Numa perspectiva de carácter mais filosófico podemos ainda
imaginar que o distanciamento se verifica igualmente como reflexo pelo aumento
de um sentimento de frustração por um Mundo essencialmente injusto,
em que não parece haver lugar para uma resposta aos anseios de quem sofre com
as guerras, a fome e outras tragédias que tais a quem ninguém parece valer,
seja a boa vontade dos homens seja a infinita misericórdia divina.
No entanto, creio que haverá uma outra abordagem a fazer e
que resulta da constatação que boa parte dos fiéis “tresmalhados” fizeram
simplesmente uma espécie de transição para outras confissões religiosas ou
ainda para outros movimentos normalmente apelidadas de seitas.
Talvez fosse por aqui que a igreja Católica devesse
começar a sua tarefa de retomar os caminhos da fé dos seus “desapontados”
seguidores, isto é, percebendo o motivo pelo qual mais do que “perder” a fé as
pessoas a procuram noutros lados.
A resposta a esta questão é extremamente complexa e,
creio, não se encontra dissociada dos tempos de crise em que vivemos em que,
mais do que tudo, as pessoas procuram respostas para as suas dúvidas e expectativas.

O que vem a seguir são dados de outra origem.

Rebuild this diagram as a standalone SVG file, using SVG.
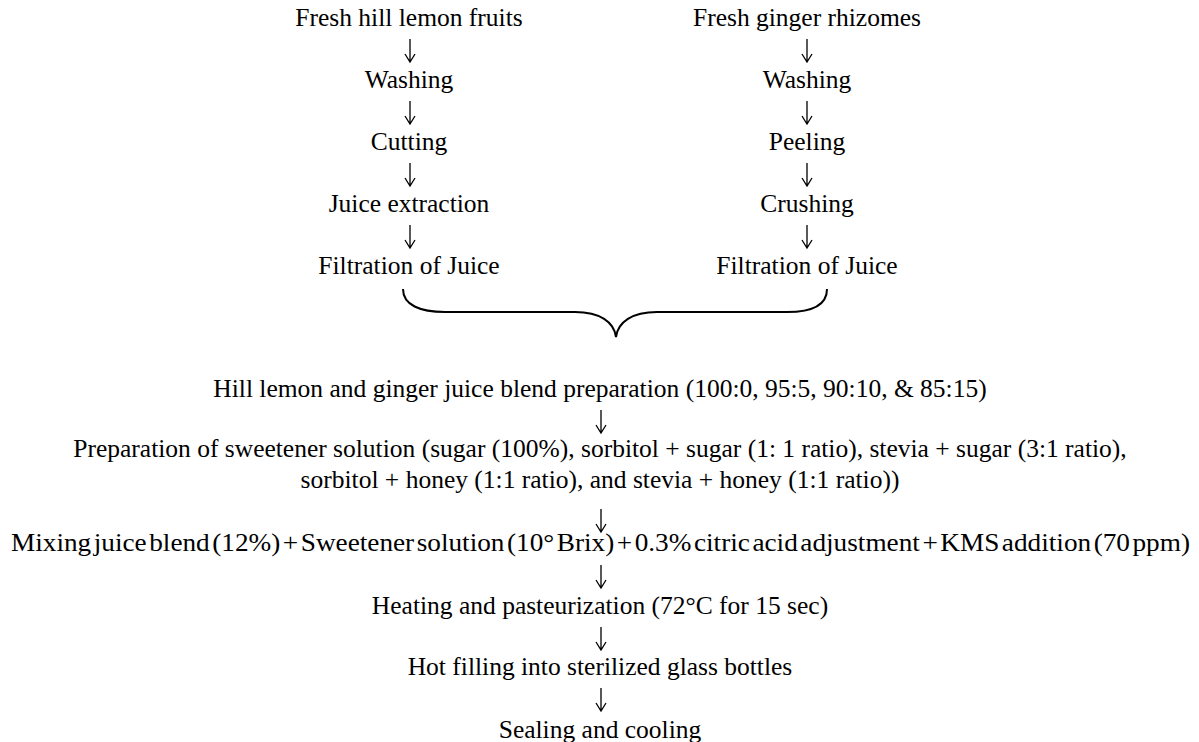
<svg xmlns="http://www.w3.org/2000/svg" width="1199" height="742" viewBox="0 0 1199 742">
<style>
text{font-family:"Liberation Serif","Times New Roman",serif;font-size:25.5px;fill:#000;text-anchor:middle}
.brace{fill:none;stroke:#000;stroke-width:2}
.arr{fill:none;stroke:#000;stroke-width:1.3}
</style>
<rect width="1199" height="742" fill="#fff"/>
<g id="lemon">
<text x="409" y="26">Fresh hill lemon fruits</text>
<text x="409" y="88">Washing</text>
<text x="409" y="150">Cutting</text>
<text x="409" y="212">Juice extraction</text>
<text x="409" y="274">Filtration of Juice</text>
</g>
<g id="ginger">
<text x="807" y="26">Fresh ginger rhizomes</text>
<text x="807" y="88">Washing</text>
<text x="807" y="150">Peeling</text>
<text x="807" y="212">Crushing</text>
<text x="807" y="274">Filtration of Juice</text>
</g>
<g id="connectors">
<path class="arr" d="M410,39V62M405,54L410,62L415,54"/>
<path class="arr" d="M410,101V124M405,116L410,124L415,116"/>
<path class="arr" d="M410,163V186M405,178L410,186L415,178"/>
<path class="arr" d="M410,225V248M405,240L410,248L415,240"/>
<path class="arr" d="M807,39V62M802,54L807,62L812,54"/>
<path class="arr" d="M807,101V124M802,116L807,124L812,116"/>
<path class="arr" d="M807,163V186M802,178L807,186L812,178"/>
<path class="arr" d="M807,225V248M802,240L807,248L812,240"/>
<path class="brace" d="M403,289 C403,305 420,312 445,312 L575,312 C600,312 614,322 616,337 C618,322 632,312 657,312 L787,312 C812,312 827,305 827,289"/>
<path class="arr" d="M601,410V433M596,425L601,433L606,425"/>
<path class="arr" d="M601,509V532M596,524L601,532L606,524"/>
<path class="arr" d="M601,565V588M596,580L601,588L606,580"/>
<path class="arr" d="M601,627V650M596,642L601,650L606,642"/>
<path class="arr" d="M601,688V711M596,703L601,711L606,703"/>
</g>
<g id="process">
<text x="600" y="397">Hill lemon and ginger juice blend preparation (100:0, 95:5, 90:10, &amp; 85:15)</text>
<text x="600" y="457">Preparation of sweetener solution (sugar (100%), sorbitol + sugar (1: 1 ratio), stevia + sugar (3:1 ratio),</text>
<text x="600" y="488">sorbitol + honey (1:1 ratio), and stevia + honey (1:1 ratio))</text>
<text x="600.5" y="551" word-spacing="-4" textLength="1179" lengthAdjust="spacingAndGlyphs">Mixing juice blend (12%) + Sweetener solution (10° Brix) + 0.3% citric acid adjustment + KMS addition (70 ppm)</text>
<text x="600" y="614">Heating and pasteurization (72°C for 15 sec)</text>
<text x="600" y="675">Hot filling into sterilized glass bottles</text>
<text x="600" y="738">Sealing and cooling</text>
</g>
</svg>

E, sobretudo, querem respostas rápidas e nesse capítulo específico não falta
que as possa prometer nem que seja a troco de uma compensação de natureza bem
terrena.
Na base desta “adesão” a quem surge como a solução rápida
para qualquer problema está a fragilidade com que alguém se apresenta perante
esse mesmo problema relativamente ao qual os modelos ancestrais de devoção
parecem já não fazer sentido.
É esta a encruzilhada que a Igreja Católica enfrenta
actualmente e da qual a própria só estará em condições de escolher o caminho
adequado se, mais do que tentar interpretar os sinais divinos, começar também a
escutar as mensagens das pessoas. Assim vão as cousas.